The possibilities are endless. Here is my one big piece of advice: don’t bet the farm on any one new product or distribution mode. Unless you are primarily a technologist, don’t gamble all of your savings and retirement on one big thing. When I was younger I would devote a couple of years of my life to a syndicated TV show and then a couple more years on a nationally syndicated radio show—things that would have turned into a jackpot of they had been successful. But they weren’t, and I was left in financial ruin each time with nothing to show for my years of work, lost investments and lost income.

Don’t make the same mistake.

Of course, these days, if you really want a national radio show, you don’t have to be on a big network. You can simply do an Internet radio show through a variety of free services. This way, you contain your hard dollar investments and your only investment is your time. Of course, time is money, but if you limit any new or speculative venture to no more than 10% of your time you have minimized your potential losses.

As an idea person, there can sometimes be a tendency to fall in love with the next new thing that we are absolutely certain will help us reach the masses. Caution! If you are like me, you can find yourself suddenly working 20 hours a day on a new project that will make us the next Craigslist, Facebook or Huffington Post. Be very careful, because this can also be a way to dig yourself into a ditch where you can’t ever get out, or at least not out without spending a decade in poverty or crimped personal conditions.

So please don’t risk money on new products or communication networks unless you can afford it. And by that I mean that if the new product or service fails, it will have no impact on you meeting your living needs and your on-going business needs.

For example, when I self-published my first public speaking book, Presentation Training A-Z, I allocated $10,000 in hard cash and staff salary time to cover the production and printing costs. Here were the potential scenarios I was looking at:

  1. If it became a run-away best seller and is then bought for millions more by a huge publisher, then I make a fortune and it all turned out nicely.
  2. It sold moderately well and I made a modest recoup on my investment.
  3. It didn’t get bookstore distribution, didn’t get major reviews, and didn’t sell more than 5000 in the first year on Amazon, my website or anyplace else.
  4. Same as # 3, but the book also did the following:
    1. Became my business card when I meet people who need presentation training.
    2. Became a part of my sales proposal when someone inquires about my presentation training workshops. Every prospect was sent a copy.
    3. Became a part of the pre-training required reading for paid clients in workshops.
    4. Became an active workbook for clients during training.
    5. Became a post-training reference manual for trainees.
    6. Became a hook for getting me used as a public speaking expert for TV, radio and print interviews.
    7. Became a part of my bio and credentials used to increase my speaking and training fees.
    8. Became a part of my overall brand that resulted in 6-figure yearly revenue increase.

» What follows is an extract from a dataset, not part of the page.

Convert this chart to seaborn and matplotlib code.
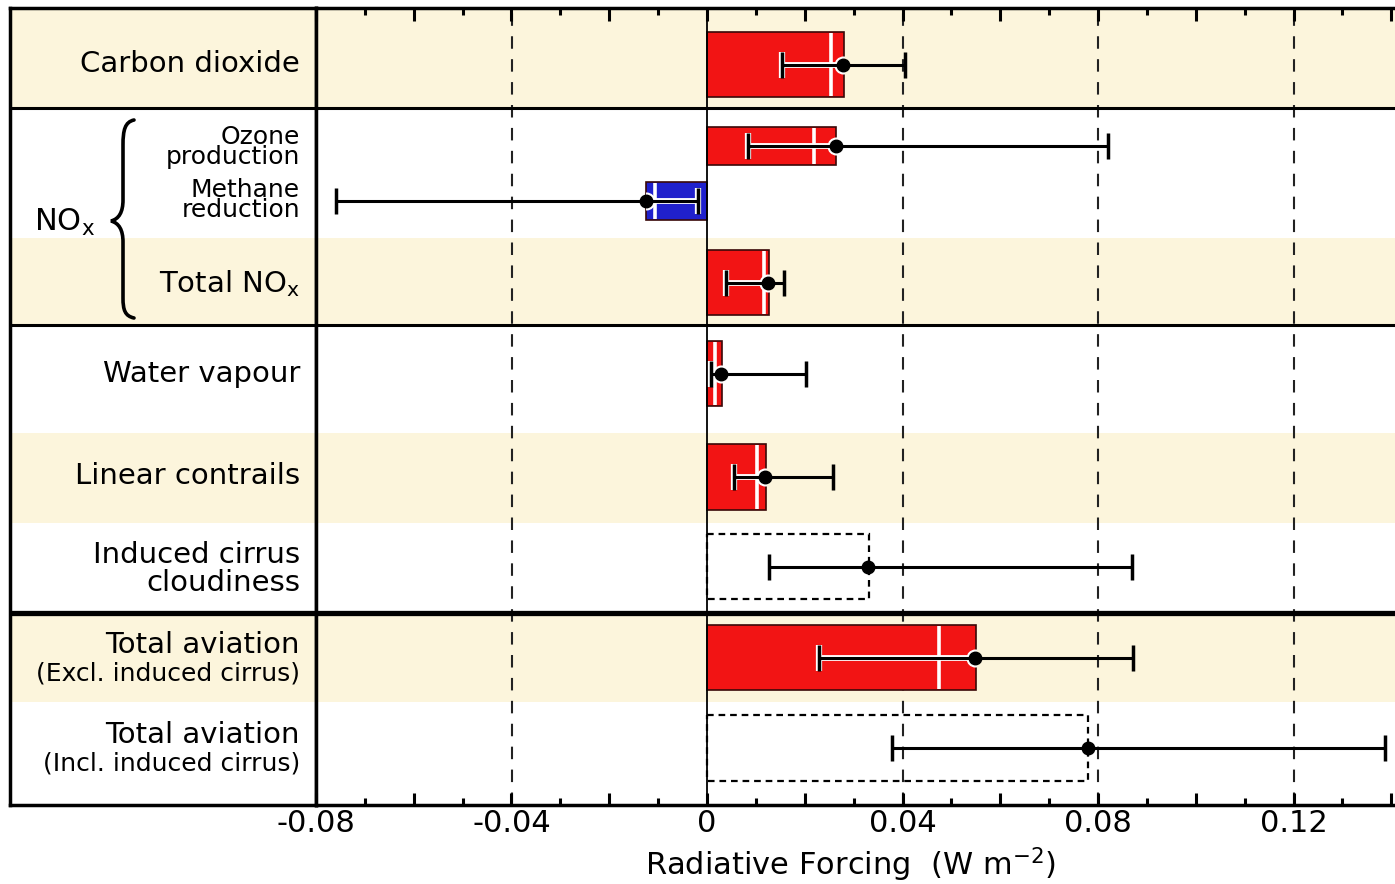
import numpy as np
import pandas as pd
import seaborn as sns
import matplotlib.pyplot as plt
from matplotlib.path import Path
from matplotlib.patches import PathPatch
from matplotlib.ticker import MultipleLocator, FuncFormatter

# ---------------- data ----------------
categories = ["Carbon dioxide", "Ozone production", "Methane reduction", "Total NOx",
              "Water vapour", "Linear contrails", "Induced cirrus cloudiness",
              "Total aviation (Excl. induced cirrus)", "Total aviation (Incl. induced cirrus)"]
best_estimate = [0.0280, 0.0264, -0.0125, 0.0127, 0.0030, 0.0120, 0.0332, 0.0550, 0.0780]
white_marker = [0.0253, 0.0219, -0.0106, 0.0117, 0.0016, 0.0103, np.nan, 0.0474, np.nan]
dot_value = [0.0278, 0.0264, -0.0125, 0.0125, 0.0029, 0.0119, 0.0330, 0.0548, 0.0779]
err_low = [0.0153, 0.0084, -0.0759, 0.0039, 0.0008, 0.0055, 0.0126, 0.0229, 0.0379]
err_high = [0.0405, 0.0820, -0.0018, 0.0158, 0.0203, 0.0257, 0.0869, 0.0871, 0.1388]
bar_kind = ["pos", "pos", "neg", "pos", "pos", "pos", "open", "pos", "open"]

tick_values = [-0.08, -0.04, 0, 0.04, 0.08, 0.12]
xlabel_text = "Radiative Forcing  (W m$^{\\mathregular{-2}}$)"
group_label = "NO$_{\\mathregular{x}}$"

# label column texts: (text, baseline y px of LAST line, size key)
label_lines = [
    ("Carbon dioxide", 72, "big"),
    ("Ozone\nproduction", 164, "small"),
    ("Methane\nreduction", 217, "small"),
    ("Total NO$_{\\mathregular{x}}$", 292, "big"),
    ("Water vapour", 382, "big"),
    ("Linear contrails", 484, "big"),
    ("Induced cirrus\ncloudiness", 591, "big2"),
    ("Total aviation", 653, "big"), ("(Excl. induced cirrus)", 680, "small"),
    ("Total aviation", 743, "big"), ("(Incl. induced cirrus)", 770, "small"),
]

# ---------------- layout (pixels) ----------------
W, H = 1395, 884
TOP, BOT = 8, 805
row_center = [64.5, 146, 201, 282.5, 373.5, 477, 566.5, 657.5, 748]
bar_height = [65, 38, 38, 65, 65, 66, 65, 65, 66]
beige_rows = [(8, 108), (238, 325), (433, 523), (613, 702)]
separators = [(108, 2.2), (325, 2.2), (613, 3.8)]

RED = "#F21414"
BLUE = "#2020CC"
BEIGE = "#FCF5DC"
colors = {"pos": RED, "neg": BLUE}

plt.rcParams['font.family'] = ['DejaVu Sans']
plt.rcParams['mathtext.fontset'] = 'dejavusans'

fig = plt.figure(figsize=(W / 100, H / 100), dpi=100)


def fr(x0, y0, x1, y1):
    return [x0 / W, 1 - y1 / H, (x1 - x0) / W, (y1 - y0) / H]


axL = fig.add_axes(fr(10, TOP, 316, BOT))
ax = fig.add_axes(fr(316, TOP, W, BOT))

for a in (axL, ax):
    for (y0, y1) in beige_rows:
        a.axhspan(y0, y1, color=BEIGE, lw=0, zorder=0)
    for (yy, lw) in separators:
        a.axhline(yy, color="black", lw=lw, zorder=6)

# grid lines
for v in [-0.04, 0.04, 0.08, 0.12]:
    ax.axvline(v, color="#222222", lw=1.5, ls=(0, (6, 5)), zorder=0.5)
ax.axvline(0, color="black", lw=1.3, zorder=4.5)

# bars
bar_patches = []
for i in range(len(categories)):
    yc, bh = row_center[i], bar_height[i]
    if bar_kind[i] == "open":
        sns.barplot(x=[best_estimate[i]], y=[yc], orient="h", native_scale=True,
                    width=bh, color="black", fill=False, linestyle=(0, (3, 2.2)),
                    linewidth=1.6, errorbar=None, ax=ax, zorder=2)
        bar_patches.append(None)
    else:
        sns.barplot(x=[best_estimate[i]], y=[yc], orient="h", native_scale=True,
                    width=bh, color=colors[bar_kind[i]], saturation=1,
                    edgecolor="#3a0808", linewidth=1.2, errorbar=None, ax=ax, zorder=2)
        bar_patches.append(ax.patches[-1])
        if not np.isnan(white_marker[i]):
            ax.vlines(white_marker[i], yc - bh / 2 + 1, yc + bh / 2 - 1,
                      color="white", lw=2.6, zorder=3)

# error bars with best-estimate dots (white halo inside the bars)
for i in range(len(categories)):
    yc = row_center[i]
    d = dot_value[i]
    xerr = [[d - err_low[i]], [err_high[i] - d]]
    if bar_patches[i] is not None:
        halo = ax.errorbar(d, yc, xerr=xerr, fmt="o", color="white", ms=12, lw=4.2,
                           capsize=9.5, capthick=4.5, zorder=4.8)
        for art in [halo[0]] + list(halo[1]) + list(halo[2]):
            art.set_clip_path(bar_patches[i])
    ax.errorbar(d, yc, xerr=xerr, fmt="o", color="black", ms=9, lw=2.2,
                capsize=9.5, capthick=2.5, zorder=5)

ax.set_xlim(-0.08, (W - 707) / 4887.5)
ax.set_ylim(BOT, TOP)
ax.set_yticks([])
ax.set_ylabel("")
ax.xaxis.set_major_locator(MultipleLocator(0.02))
ax.xaxis.set_minor_locator(MultipleLocator(0.01))


def fmt(v, pos):
    for t in tick_values:
        if abs(v - t) < 1e-9:
            return "0" if t == 0 else f"{t:g}"
    return ""


ax.xaxis.set_major_formatter(FuncFormatter(fmt))
ax.tick_params(axis="x", which="major", direction="in", length=9, width=2.2,
               top=True, bottom=True, labelsize=22, pad=3, color="black")
ax.tick_params(axis="x", which="minor", direction="in", length=5, width=2.2,
               top=True, bottom=True, color="black")
ax.set_xlabel("")
for s in ("top", "bottom", "left"):
    ax.spines[s].set_linewidth(2.5)
    ax.spines[s].set_color("black")
ax.spines["right"].set_visible(False)
ax.set_facecolor("white")

fig.text(850 / W, 1 - 875 / H, xlabel_text, fontsize=22, ha="center", va="baseline")

# label column
axL.set_xlim(10, 316)
axL.set_ylim(BOT, TOP)
axL.set_xticks([])
axL.set_yticks([])
for s in axL.spines.values():
    s.set_linewidth(2.5)
    s.set_color("black")

sizes = {"big": 21, "big2": 21, "small": 18}
spacing = {"big": 1.0, "big2": 1.0, "small": 0.78}
for txt, yb, sk in label_lines:
    axL.text(300, yb, txt, ha="right", va="baseline", fontsize=sizes[sk],
             linespacing=spacing[sk], multialignment="right")

axL.text(34, 231, group_label, ha="left", va="baseline", fontsize=22)

# curly brace
verts = [(134, 120), (125, 122), (123, 130), (123, 145),
         (123, 200),
         (123, 212), (119, 219), (111, 221),
         (119, 223), (123, 230), (123, 242),
         (123, 298),
         (123, 310), (125, 316), (134, 318)]
codes = [Path.MOVETO, Path.CURVE4, Path.CURVE4, Path.CURVE4,
         Path.LINETO,
         Path.CURVE4, Path.CURVE4, Path.CURVE4,
         Path.CURVE4, Path.CURVE4, Path.CURVE4,
         Path.LINETO,
         Path.CURVE4, Path.CURVE4, Path.CURVE4]
axL.add_patch(PathPatch(Path(verts, codes), fill=False, lw=2.6, color="black",
                        capstyle="round", zorder=7))

fig.savefig("out.png", dpi=100)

As you can probably guess my book “failed” in the sense that it didn’t do either one of the top two options. But it did every part of option 4 above. So yes, I consider that book a success, not to mention that it became a part of my track record used to get major publishers interested in my books after that.

The key to minimizing risk with new productions and communication vehicles is to make sure you stay within your niche. When everything you do is in your niche, then a product t5hat is not a huge success in its own right can then be used for prospecting, positioning, PR and other parts of your value chain for customers and prospects. All of the benefits I listed above would not have accrued to me if I had just suddenly self-published a book on hang-gliding. Why not? Because I have no other products, services, or business activities related to hang gliding. The book lives and dies on sales alone and chances are I would have sold about 2 copies on a book on that subject, so it would have been an abysmal failure.

As mentioned earlier in this book, so much of your success is going to be based on your selection of a good, tight niche. If you do that and stick with it, your adventures with new products, shows, and media will likely be either moderately successful or very successful. However, if you stray from your niche, you are then playing the lottery with your time and money. You are hoping for lightening to strike or otherwise you have wasted large amounts of time and money—and that’s no way to build a long-term guru business.